== Entries provided ==
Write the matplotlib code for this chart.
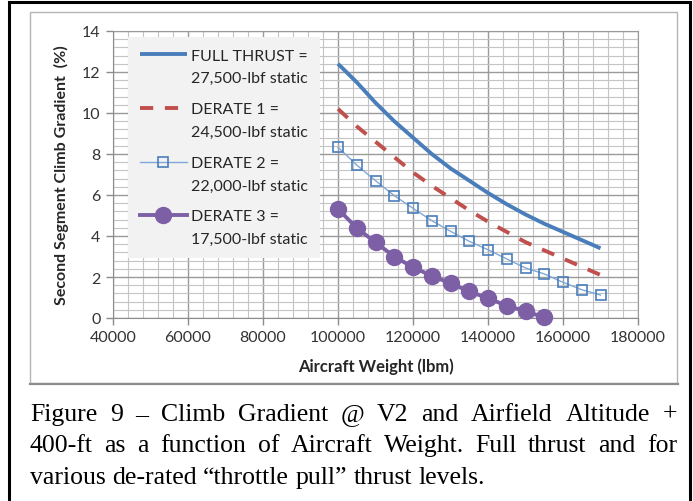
import matplotlib
matplotlib.use('Agg')
import numpy as np
import matplotlib.pyplot as plt
from matplotlib.patches import Rectangle
from matplotlib.lines import Line2D
from matplotlib.legend_handler import HandlerLine2D
from matplotlib.ticker import MultipleLocator

# aircraft weight (lbm)
weight = [100000, 105000, 110000, 115000, 120000, 125000, 130000, 135000,
          140000, 145000, 150000, 155000, 160000, 165000, 170000]
weight_d3 = weight[:12]

# second segment climb gradient (%)
full_thrust = [12.4, 11.5, 10.5, 9.6, 8.8, 8.0, 7.3, 6.7, 6.1, 5.55, 5.05, 4.6, 4.2, 3.8, 3.4]
derate1 = [10.2, 9.35, 8.6, 7.85, 7.1, 6.45, 5.85, 5.25, 4.7, 4.2, 3.7, 3.3, 2.9, 2.5, 2.1]
derate2 = [8.33, 7.46, 6.70, 5.97, 5.35, 4.75, 4.23, 3.74, 3.33, 2.88, 2.44, 2.15, 1.74, 1.38, 1.12]
derate3 = [5.32, 4.39, 3.69, 3.00, 2.47, 2.06, 1.69, 1.30, 0.96, 0.60, 0.33, 0.03]

labels = ['FULL THRUST =\n27,500-lbf static',
          'DERATE 1 =\n24,500-lbf static',
          'DERATE 2 =\n22,000-lbf static',
          'DERATE 3 =\n17,500-lbf static']

caption = ['Figure 9 \u2013 Climb Gradient @ V2 and Airfield Altitude +',
           '400-ft as a function of Aircraft Weight. Full thrust and for',
           'various de-rated \u201cthrottle pull\u201d thrust levels.']

W, H = 693, 502
plt.rcParams['font.family'] = ['Lato', 'DejaVu Sans']

fig = plt.figure(figsize=(W / 100, H / 100), dpi=100)
fig.patch.set_facecolor('white')

def box(x0, y0, x1, y1):
    return [x0 / W, 1 - y1 / H, (x1 - x0) / W, (y1 - y0) / H]

# legend handles sit on the first line of each two-line label
class FirstLineHandler(HandlerLine2D):
    def create_artists(self, legend, orig_handle, xdescent, ydescent,
                       width, height, fontsize, trans):
        arts = super().create_artists(legend, orig_handle, xdescent, ydescent,
                                      width, height, fontsize, trans)
        for a in arts:
            a.set_ydata(np.asarray(a.get_ydata()) + 0.78 * fontsize)
        return arts

# outer black frame and grey chart panel
fig.patches.append(Rectangle((9 / W, -0.05), 681 / W, 1.05 - 2.5 / H,
                             transform=fig.transFigure, fill=False,
                             edgecolor='black', lw=2.2, zorder=-2))
fig.patches.append(Rectangle((30 / W, 1 - 384 / H), 647 / W, 371 / H,
                             transform=fig.transFigure, facecolor='white',
                             edgecolor='#B4B4B4', lw=1.0, zorder=-2))
fig.add_artist(Line2D([30 / W, 678 / W], [1 - 385 / H] * 2, color='#8C8C8C',
                      lw=1.6, zorder=-1))

ax = fig.add_axes(box(113, 32, 638, 319))
ax.set_zorder(1)

ax.plot(weight, full_thrust, color='#4A7EBB', lw=2.8, solid_capstyle='butt',
        label=labels[0], zorder=4)
ax.plot(weight, derate1, color='#C0504D', lw=2.8, dashes=(3.4, 3.0),
        label=labels[1], zorder=4)
ax.plot(weight, derate2, color='#7FA7D8', lw=1.0, marker='s', ms=7.5,
        mfc='none', mec='#4A7EBB', mew=1.2, label=labels[2], zorder=4,
        clip_on=False)
ax.plot(weight_d3, derate3, color='#7D5FA5', lw=2.8, marker='o', ms=11.5,
        label=labels[3], zorder=5, clip_on=False)

ax.set_xlim(40000, 180000)
ax.set_ylim(0, 14)
ax.xaxis.set_major_locator(MultipleLocator(20000))
ax.xaxis.set_minor_locator(MultipleLocator(4000))
ax.yaxis.set_major_locator(MultipleLocator(2))
ax.yaxis.set_minor_locator(MultipleLocator(0.4))
ax.grid(which='major', color='#9A9A9A', lw=1.0)
ax.grid(which='minor', color='#C4C4C4', lw=0.8)
ax.set_axisbelow(True)
ax.tick_params(which='major', direction='out', length=5, width=1,
               color='#8C8C8C', labelsize=11.5, labelcolor='#333333', pad=4)
ax.tick_params(which='minor', length=0)
for s in ['left', 'bottom']:
    ax.spines[s].set_color('#8C8C8C')
for s in ['top', 'right']:
    ax.spines[s].set_color('#9A9A9A')

ax.set_xlabel('Aircraft Weight (lbm)', fontsize=12, fontweight='bold',
              color='#262626', labelpad=9)
ax.set_ylabel('Second Segment Climb Gradient  (%)', fontsize=11.5,
              fontweight='bold', color='#262626', labelpad=9)

leg = ax.legend(loc='upper left', bbox_to_anchor=(0.0286, 0.979), fontsize=11.5,
                frameon=True, facecolor='#F2F2F2', edgecolor='none',
                framealpha=1, fancybox=False, handlelength=3.0,
                handletextpad=0.25, labelspacing=1.05, borderpad=0.72,
                borderaxespad=0,
                handler_map={Line2D: FirstLineHandler()})
for t in leg.get_texts():
    t.set_linespacing(1.8)
    t.set_color('#262626')
leg.set_zorder(3)

# justified caption text
renderer = fig.canvas.get_renderer()
cap_size = 18.5
cap_font = dict(family='Liberation Serif', size=cap_size, color='black', va='baseline')
baselines = [421, 452, 484]
for i, line in enumerate(caption):
    words = line.split(' ')
    texts = [fig.text(0, 1 - baselines[i] / H, w, **cap_font) for w in words]
    widths = [t.get_window_extent(renderer).width for t in texts]
    if i < len(caption) - 1:
        gap = (677 - 30 - sum(widths)) / (len(words) - 1)
    else:
        gap = 0.25 * cap_size * 100 / 72
    xpos = 30
    for t, w in zip(texts, widths):
        t.set_x(xpos / W)
        xpos += w + gap

fig.savefig('out.png', dpi=100)
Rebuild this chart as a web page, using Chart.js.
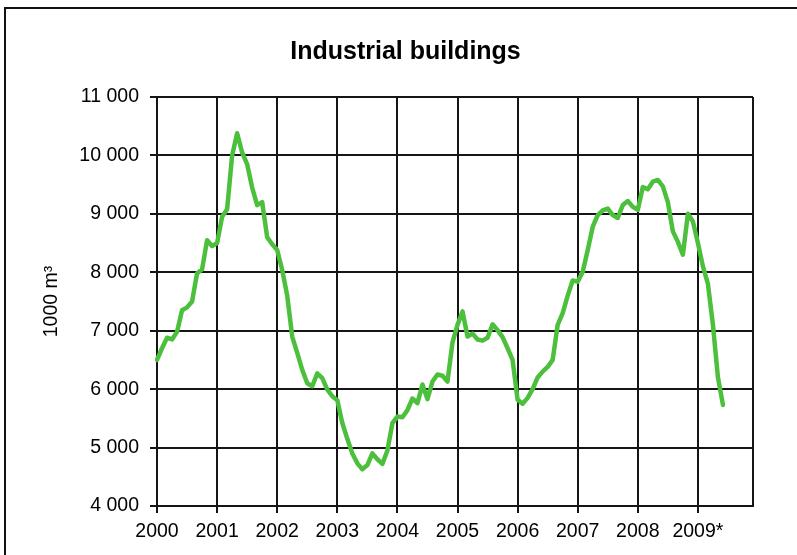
<!DOCTYPE html>
<html>
<head>
<meta charset="utf-8">
<script src="https://cdn.jsdelivr.net/npm/chart.js@4.4.1/dist/chart.umd.min.js"></script>
<style>
  html, body { margin: 0; padding: 0; background: #fff; }
  #wrap { width: 797px; height: 555px; position: relative; }
</style>
</head>
<body>
<div id="wrap"><canvas id="grafico" width="797" height="555"></canvas></div>
<script>
// etichette anni (una ogni 12 mesi)
const anni = ['2000', '2001', '2002', '2003', '2004', '2005', '2006', '2007', '2008', '2009*']

// mesi gen 2000 - dic 2009 (l'asse arriva a fine 2009)
const mesi = []
for (let a = 2000; a <= 2009; a++) {
    for (let m = 1; m <= 12; m++) mesi.push(a + '-' + m)
}

// volume edifici industriali, 1000 m3, gen 2000 - giu 2009
const valori = [
    6500, 6700, 6880, 6850, 6980, 7350, 7400, 7500, 7980, 8050, 8550, 8450,
    8500, 8950, 9080, 10000, 10380, 10050, 9850, 9450, 9150, 9200, 8600, 8480,
    8380, 8040, 7600, 6900, 6620, 6330, 6100, 6050, 6270, 6190, 5990, 5880,
    5810, 5420, 5150, 4900, 4730, 4630, 4700, 4900, 4800, 4720, 4950, 5420,
    5530, 5520, 5640, 5840, 5760, 6080, 5830, 6130, 6250, 6230, 6130, 6800,
    7100, 7330, 6900, 6950, 6850, 6830, 6880, 7110, 7010, 6890, 6700, 6500,
    5820, 5750, 5850, 6000, 6200, 6300, 6380, 6500, 7100, 7300, 7600, 7860,
    7840, 8010, 8380, 8780, 8980, 9060, 9090, 8980, 8930, 9150, 9220, 9120,
    9070, 9460, 9420, 9550, 9580, 9470, 9200, 8700, 8520, 8300, 9000, 8870,
    8500, 8100, 7800, 7100, 6200, 5730
]

const font = 'Liberation Sans, Arial, sans-serif'
const nero = '#151515'

// cornice esterna (solo lati sinistro e superiore visibili)
const cornice = {
    id: 'cornice',
    beforeDraw(chart) {
        const c = chart.ctx
        c.save()
        c.fillStyle = '#fff'
        c.fillRect(0, 0, chart.width, chart.height)
        c.strokeStyle = '#111'
        c.lineWidth = 2
        c.beginPath()
        c.moveTo(5, chart.height)
        c.lineTo(5, 8)
        c.lineTo(chart.width, 8)
        c.stroke()
        c.restore()
    }
}

new Chart(document.getElementById('grafico'), {
    type: 'line',
    data: {
        labels: mesi,
        datasets: [{
            label: 'Industrial buildings',
            data: valori,
            borderColor: '#4cbf3c',
            borderWidth: 4.5,
            pointRadius: 0,
            tension: 0,
            borderJoinStyle: 'round',
            borderCapStyle: 'round',
            fill: false
        }]
    },
    plugins: [cornice],
    options: {
        responsive: false,
        animation: false,
        layout: { padding: { left: 30, right: 16, top: 0, bottom: 0 } },
        plugins: {
            legend: { display: false },
            tooltip: { enabled: false },
            title: {
                display: true,
                text: 'Industrial buildings',
                color: '#000',
                font: { family: font, size: 25, weight: 'bold' },
                padding: { top: 37, bottom: 30 }
            }
        },
        scales: {
            x: {
                offset: false,
                afterFit(scale) { scale.height = 49 },
                grid: {
                    offset: false,
                    lineWidth: 2,
                    tickLength: 7,
                    color: ctx => (ctx.index % 12 === 0 || ctx.index === mesi.length - 1) ? nero : 'rgba(0,0,0,0)',
                    tickColor: ctx => ctx.index % 12 === 0 ? nero : 'rgba(0,0,0,0)'
                },
                border: { display: true, color: nero, width: 2 },
                ticks: {
                    autoSkip: false,
                    maxRotation: 0,
                    minRotation: 0,
                    padding: 7,
                    color: '#000',
                    font: { family: font, size: 19.5 },
                    callback: (v, i) => i % 12 === 0 ? anni[i / 12] : ''
                }
            },
            y: {
                min: 4000,
                max: 11000,
                afterFit(scale) { scale.width = 127 },
                title: {
                    display: true,
                    text: '1000 m³',
                    color: '#000',
                    font: { family: font, size: 19.5 },
                    padding: { top: 10, bottom: 0 }
                },
                grid: { color: nero, lineWidth: 2, tickLength: 7 },
                border: { display: true, color: nero, width: 2 },
                ticks: {
                    stepSize: 1000,
                    padding: 11,
                    color: '#000',
                    font: { family: font, size: 19.5 },
                    callback: v => String(v).replace(/\B(?=(\d{3})+(?!\d))/g, ' ')
                }
            },
            // asse vuoto a destra, solo per lasciare spazio
            destra: {
                position: 'right',
                display: true,
                afterFit(scale) { scale.width = 28 },
                grid: { display: false },
                border: { display: false },
                ticks: { display: false }
            }
        }
    }
})
</script>
</body>
</html>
===
▶ Do this
Word for word, give again the lines from the first entry to the line with "weight_d3 = weight[:12]", inclusive. Exclude the pictures.

▶ Written answer
Write the matplotlib code for this chart.
import matplotlib
matplotlib.use('Agg')
import numpy as np
import matplotlib.pyplot as plt
from matplotlib.patches import Rectangle
from matplotlib.lines import Line2D
from matplotlib.legend_handler import HandlerLine2D
from matplotlib.ticker import MultipleLocator

# aircraft weight (lbm)
weight = [100000, 105000, 110000, 115000, 120000, 125000, 130000, 135000,
          140000, 145000, 150000, 155000, 160000, 165000, 170000]
weight_d3 = weight[:12]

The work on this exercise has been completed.